Omelia (01-01-2017)
mons. Roberto Brunelli
Il tempo che passa avvicina alla meta

E' capodanno: auguri a tutti i lettori. Oggi sarebbe festa anche se non fosse domenica, ma non perché comincia un anno nuovo: la liturgia celebra oggi, ottavo giorno dal Natale, il maggior titolo di gloria di Maria, il fatto di essere la Madre di quel Bambino che è nel contempo, inestricabilmente, uomo e Dio, sicché pur essendo creatura umana ella può essere detta Madre di Dio.
E' il suo maggior titolo di gloria: tutti gli altri privilegi che la riguardano dipendono da questo; basti ricordare i due maggiori, celebrati in altrettante feste. La celebriamo Immacolata: Dio l'ha preservata dal peccato originale, proprio perché doveva diventare la Madre del suo Figlio; la celebriamo Assunta: Dio ha glorificato quel corpo che aveva portato e dato alla luce il suo Figlio.
Il vangelo (Luca 2,16-21) parla di lei, con una bella espressione che fa comprendere come anche lei sia stata 'pellegrina nella fede', cioè non abbia capito tutto subito, ma al pari di ogni credente sia andata maturando nella comprensione del mistero divino: "Maria, da parte sua, custodiva tutte queste cose, meditandole nel suo cuore".
Subito dopo l'evangelista annota un altro fatto relativo a questo giorno, il fedele adempimento delle prescrizioni cultuali ebraiche e l'imposizione del nome al Bambino: "Quando furono compiuti gli otto giorni prescritti per la circoncisione, gli fu messo nome Gesù, come era stato chiamato dall'angelo prima che fosse concepito nel grembo". Un nome dunque deciso dall'alto, un nome che prefigura la missione del neonato: Gesù significa 'Dio è il Salvatore'.

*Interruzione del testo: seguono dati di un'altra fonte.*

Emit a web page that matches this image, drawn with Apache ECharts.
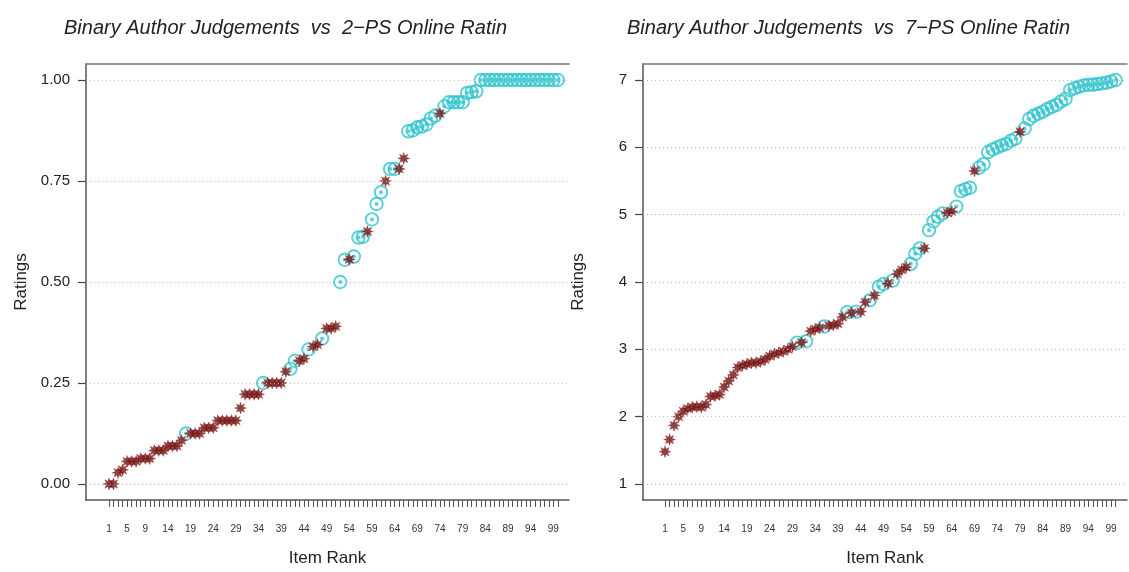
<!DOCTYPE html>
<html><head><meta charset="utf-8">
<script src="https://cdn.jsdelivr.net/npm/echarts@6/dist/echarts.min.js"></script>
<style>html,body{margin:0;padding:0;background:#fff}#c{width:1129px;height:572px}</style>
</head><body><div id="c"></div>
<script>
// Item ranks 1..100 (categories)
const itemRanks = [];
for (let i = 1; i <= 100; i++) itemRanks.push(i);
const xTickLabels = [1,5,9,14,19,24,29,34,39,44,49,54,59,64,69,74,79,84,89,94,99];

// Left panel: 2-PS online ratings (sorted), binary author judgement (0 = star, 1 = circle)
const ratings2PS = [
  0, 0, 0.028, 0.035, 0.056, 0.056, 0.056, 0.063, 0.063, 0.063,
  0.083, 0.083, 0.083, 0.094, 0.094, 0.094, 0.108, 0.125, 0.125, 0.125,
  0.125, 0.139, 0.139, 0.139, 0.157, 0.157, 0.157, 0.157, 0.157, 0.188,
  0.222, 0.222, 0.222, 0.222, 0.25, 0.25, 0.25, 0.25, 0.25, 0.278,
  0.285, 0.305, 0.305, 0.31, 0.333, 0.34, 0.345, 0.36, 0.385, 0.385,
  0.39, 0.50, 0.555, 0.556, 0.563, 0.61, 0.612, 0.625, 0.655, 0.693,
  0.722, 0.75, 0.78, 0.78, 0.78, 0.806, 0.873, 0.875, 0.883, 0.885,
  0.89, 0.905, 0.912, 0.917, 0.935, 0.945, 0.945, 0.945, 0.945, 0.968,
  0.97, 0.972, 1, 1, 1, 1, 1, 1, 1, 1,
  1, 1, 1, 1, 1, 1, 1, 1, 1, 1
];
const judgement2PS = [
  0,0,0,0,0,0,0,0,0,0,
  0,0,0,0,0,0,0,1,0,0,
  0,0,0,0,0,0,0,0,0,0,
  0,0,0,0,1,0,0,0,0,0,
  1,1,0,0,1,0,0,1,0,0,
  0,1,1,0,1,1,1,0,1,1,
  1,0,1,1,0,0,1,1,1,1,
  1,1,1,0,1,1,1,1,1,1,
  1,1,1,1,1,1,1,1,1,1,
  1,1,1,1,1,1,1,1,1,1
];

// Right panel: 7-PS online ratings (sorted), binary author judgement
const ratings7PS = [
  1.48, 1.66, 1.87, 2.0, 2.08, 2.12, 2.14, 2.15, 2.14, 2.18,
  2.3, 2.31, 2.33, 2.44, 2.53, 2.62, 2.73, 2.76, 2.78, 2.8,
  2.8, 2.82, 2.85, 2.9, 2.93, 2.95, 2.97, 3.0, 3.04, 3.1,
  3.1, 3.12, 3.27, 3.3, 3.32, 3.34, 3.35, 3.36, 3.38, 3.48,
  3.55, 3.54, 3.56, 3.56, 3.7, 3.73, 3.8, 3.93, 3.97, 3.98,
  4.02, 4.12, 4.18, 4.22, 4.27, 4.42, 4.5, 4.5, 4.77, 4.9,
  4.97, 5.02, 5.03, 5.05, 5.12, 5.35, 5.38, 5.4, 5.65, 5.7,
  5.75, 5.93, 5.97, 6.0, 6.03, 6.05, 6.1, 6.13, 6.23, 6.28,
  6.42, 6.47, 6.5, 6.53, 6.57, 6.6, 6.63, 6.68, 6.72, 6.85,
  6.88, 6.9, 6.92, 6.93, 6.93, 6.94, 6.95, 6.96, 6.98, 7.0
];
const judgement7PS = [
  0,0,0,0,0,0,0,0,0,0,
  0,0,0,0,0,0,0,0,0,0,
  0,0,0,0,0,0,0,0,0,1,
  0,1,0,0,0,1,0,0,0,0,
  1,0,1,0,0,1,0,1,1,0,
  1,0,0,0,1,1,1,0,1,1,
  1,1,0,0,1,1,1,1,0,1,
  1,1,1,1,1,1,1,1,0,1,
  1,1,1,1,1,1,1,1,1,1,
  1,1,1,1,1,1,1,1,1,1
];

const yTicks2PS = [0, 0.25, 0.5, 0.75, 1];
const yTicks7PS = [1, 2, 3, 4, 5, 6, 7];
const titles = [
  'Binary Author Judgements  vs  2\u2212PS Online Ratin',
  'Binary Author Judgements  vs  7\u2212PS Online Ratin'
];

// 8-pointed asterisk-like star symbol
function starPath() {
  let d = '';
  for (let k = 0; k < 16; k++) {
    const r = (k % 2 === 0) ? 50 : 24;
    const a = k * Math.PI / 8 - Math.PI / 2;
    const x = (50 + r * Math.cos(a)).toFixed(2), y = (50 + r * Math.sin(a)).toFixed(2);
    d += (k === 0 ? 'M' : 'L') + x + ' ' + y + ' ';
  }
  return 'path://' + d + 'Z';
}
const STAR = starPath();
const FONT = 'Liberation Sans';
const CYAN = '#30c4cd';
const MAROON = '#6e1414';

const chart = echarts.init(document.getElementById('c'), null, {renderer: 'canvas'});

const panels = [
  {ratings: ratings2PS, judge: judgement2PS, ticks: yTicks2PS, fmt: v => v.toFixed(2),
   grid: {left: 86, right: 560, top: 64, bottom: 72}, xmin: -4.07, xmax: 102.45,
   ymin: -0.0396, ymax: 1.0396, titleLeft: 59},
  {ratings: ratings7PS, judge: judgement7PS, ticks: yTicks7PS, fmt: v => String(v),
   grid: {left: 643, right: 2, top: 64, bottom: 72}, xmin: -3.83, xmax: 102.5,
   ymin: 0.762, ymax: 7.238, titleLeft: 622}
];

const option = {
  backgroundColor: '#fff',
  animation: false,
  textStyle: {fontFamily: FONT},
  title: [], grid: [], xAxis: [], yAxis: [], series: []
};

panels.forEach((p, gi) => {
  option.title.push({
    text: titles[gi], left: p.titleLeft, top: 13,
    textStyle: {fontFamily: FONT, fontStyle: 'italic', fontWeight: 'normal', fontSize: 20, color: '#222'}
  });
  option.grid.push(p.grid);
  const lineStyle = {color: '#555', width: 1.5};
  option.xAxis.push({
    gridIndex: gi, type: 'value', min: p.xmin, max: p.xmax, position: 'bottom',
    axisLine: {show: true, onZero: false, lineStyle: lineStyle},
    axisTick: {show: true, customValues: itemRanks, length: 7, lineStyle: {color: '#555', width: 1}},
    axisLabel: {show: true, customValues: xTickLabels, fontSize: 10, color: '#333', margin: 24, fontFamily: FONT},
    splitLine: {show: false},
    name: 'Item Rank', nameLocation: 'middle', nameGap: 50,
    nameTextStyle: {fontSize: 17, color: '#222', fontFamily: FONT}
  });
  option.xAxis.push({
    gridIndex: gi, type: 'value', min: p.xmin, max: p.xmax, position: 'top',
    axisLine: {show: true, onZero: false, lineStyle: {color: '#777', width: 1.5}},
    axisTick: {show: false}, axisLabel: {show: false}, splitLine: {show: false}
  });
  option.yAxis.push({
    gridIndex: gi, type: 'value', min: p.ymin, max: p.ymax,
    axisLine: {show: true, onZero: false, lineStyle: lineStyle},
    axisTick: {show: true, customValues: p.ticks, length: 8, lineStyle: {color: '#444', width: 1.2}},
    axisLabel: {show: true, customValues: p.ticks, formatter: p.fmt, fontSize: 15, color: '#222', margin: 16, fontFamily: FONT},
    splitLine: {show: false},
    name: 'Ratings', nameLocation: 'middle', nameGap: 56,
    nameTextStyle: {fontSize: 17, color: '#222', fontFamily: FONT}
  });
  const circles = [], stars = [];
  p.ratings.forEach((v, i) => {
    (p.judge[i] === 1 ? circles : stars).push([itemRanks[i], v]);
  });
  const xi = gi * 2;
  option.series.push({
    type: 'scatter', xAxisIndex: xi, yAxisIndex: gi, data: [], silent: true,
    markLine: {
      silent: true, symbol: ['none', 'none'], label: {show: false},
      lineStyle: {type: [1, 3], color: '#bbb', width: 1},
      data: p.ticks.map(t => ({yAxis: t}))
    }
  });
  option.series.push({
    type: 'scatter', xAxisIndex: xi, yAxisIndex: gi, data: circles,
    symbol: 'circle', symbolSize: 12.5,
    itemStyle: {color: 'rgba(0,0,0,0)', borderColor: CYAN, borderWidth: 1.9}
  });
  option.series.push({
    type: 'scatter', xAxisIndex: xi, yAxisIndex: gi, data: circles,
    symbol: 'circle', symbolSize: 4, itemStyle: {color: CYAN}
  });
  option.series.push({
    type: 'scatter', xAxisIndex: xi, yAxisIndex: gi, data: stars,
    symbol: STAR, symbolSize: 12,
    itemStyle: {color: MAROON, borderColor: 'rgba(160,40,40,0.5)', borderWidth: 0.8}
  });
});

chart.setOption(option);
</script>
</body></html>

Queste le ragioni per cui oggi la Chiesa invita alla festa. In più, oggi è anche la Giornata mondiale della pace, la cinquantesima da quando l'ha istituita quel grande quanto incompreso papa che fu Paolo VI. Il tema di quest'anno invita a pregare e operare in rapporto alla violenza, quella delle armi come quella verbale, quella dei privati come quella degli stati, quella esplicita e quella subdola, che volge al male le potenzialità della nostra intelligenza. Ogni forma di violenza è un attentato alla pace: e che questo mondo abbia bisogno di pace, è tanto evidente da essere quasi ovvio.

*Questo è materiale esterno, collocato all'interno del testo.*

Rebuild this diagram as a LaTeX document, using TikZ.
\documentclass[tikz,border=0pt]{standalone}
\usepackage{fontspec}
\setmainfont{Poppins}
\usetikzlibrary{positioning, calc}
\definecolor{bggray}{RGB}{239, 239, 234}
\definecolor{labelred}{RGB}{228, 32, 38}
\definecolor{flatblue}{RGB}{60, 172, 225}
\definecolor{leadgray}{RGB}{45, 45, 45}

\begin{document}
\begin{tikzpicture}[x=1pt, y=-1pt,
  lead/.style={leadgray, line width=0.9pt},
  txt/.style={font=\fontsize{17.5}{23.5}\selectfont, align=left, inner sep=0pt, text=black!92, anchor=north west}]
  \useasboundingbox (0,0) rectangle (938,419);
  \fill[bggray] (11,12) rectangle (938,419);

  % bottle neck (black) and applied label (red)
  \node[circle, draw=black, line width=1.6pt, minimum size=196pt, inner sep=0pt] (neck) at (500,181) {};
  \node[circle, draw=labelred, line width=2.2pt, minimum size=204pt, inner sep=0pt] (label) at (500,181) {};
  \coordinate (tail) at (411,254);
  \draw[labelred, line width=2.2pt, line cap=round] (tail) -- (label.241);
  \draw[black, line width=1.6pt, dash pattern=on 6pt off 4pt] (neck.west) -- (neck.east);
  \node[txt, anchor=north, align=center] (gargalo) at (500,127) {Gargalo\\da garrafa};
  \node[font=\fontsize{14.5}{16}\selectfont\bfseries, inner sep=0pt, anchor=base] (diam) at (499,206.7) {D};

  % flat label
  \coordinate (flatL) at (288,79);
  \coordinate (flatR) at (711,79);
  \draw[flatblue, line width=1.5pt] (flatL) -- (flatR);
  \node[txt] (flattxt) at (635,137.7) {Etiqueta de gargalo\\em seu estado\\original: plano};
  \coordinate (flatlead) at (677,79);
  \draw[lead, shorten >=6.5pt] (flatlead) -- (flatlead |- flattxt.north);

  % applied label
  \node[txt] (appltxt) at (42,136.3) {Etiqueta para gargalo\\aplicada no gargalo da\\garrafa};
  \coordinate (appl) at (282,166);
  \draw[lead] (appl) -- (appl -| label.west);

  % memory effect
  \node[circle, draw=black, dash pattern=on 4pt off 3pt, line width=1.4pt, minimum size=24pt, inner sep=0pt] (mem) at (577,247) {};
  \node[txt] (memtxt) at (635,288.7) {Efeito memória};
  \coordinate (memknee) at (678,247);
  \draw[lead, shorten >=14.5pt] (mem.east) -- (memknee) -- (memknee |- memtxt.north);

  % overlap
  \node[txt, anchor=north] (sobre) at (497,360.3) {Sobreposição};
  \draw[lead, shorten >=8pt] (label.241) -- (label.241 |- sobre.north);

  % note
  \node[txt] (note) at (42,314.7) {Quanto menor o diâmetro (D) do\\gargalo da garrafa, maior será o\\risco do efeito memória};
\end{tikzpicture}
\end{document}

 Infine, pur se non è il motivo della festa, la liturgia non dimentica il capodanno; la prima lettura (Numeri 6,22-27) formula gli auguri, con un'antica benedizione voluta da Dio per il suo popolo: "Ti benedica il Signore e ti custodisca. Il Signore faccia risplendere per te il suo volto e ti faccia grazia. Il Signore rivolga a te il suo volto e ti conceda pace". Come si vede, auguri diversi da quelli che ci scambiamo noi, spesso banali e distratti; quel duplice richiamo al volto di Dio ricorda che il fine ultimo del credente è di poter vedere Dio 'faccia a faccia' (1Corinzi 13,12).
Un anno nuovo porta con sé riflessioni sul tempo che passa, su quanto inevitabilmente ci lasciamo alle spalle, sul futuro con i suoi enigmi; torniamo a interrogarci sul senso della vita, sul chi siamo, da dove veniamo, e soprattutto dove andiamo. Da sempre l'uomo si pone in rapporto col tempo: scruta il passato, ne cerca i documenti, ne scrive la storia; circa il futuro, ricerca quanto può rendere più agevole il suo soggiorno in questo mondo; dopo di sé, tutt'al più pensa ai suoi figli: non va più in là. In genere il suo è il limitato orizzonte della vita terrena; rimpiange la giovinezza passata, le occasioni perdute o sprecate, e guarda con inquietudine all'inesorabile approssimarsi della fine.

 Non così il credente, che si muove entro ben altri parametri. Egli opera per il bene in questo mondo come se dovesse restarci sempre, nel contempo sapendo che un giorno lo lascerà: ma lo lascerà per passare in una condizione infinitamente migliore, alla quale guarda con intimo desiderio. E allora non si cura del trascorrere del tempo; con la soddisfazione del bene compiuto si prepara a quell'incontro 'faccia a faccia'. Ogni giorno che passa avvicina alla meta.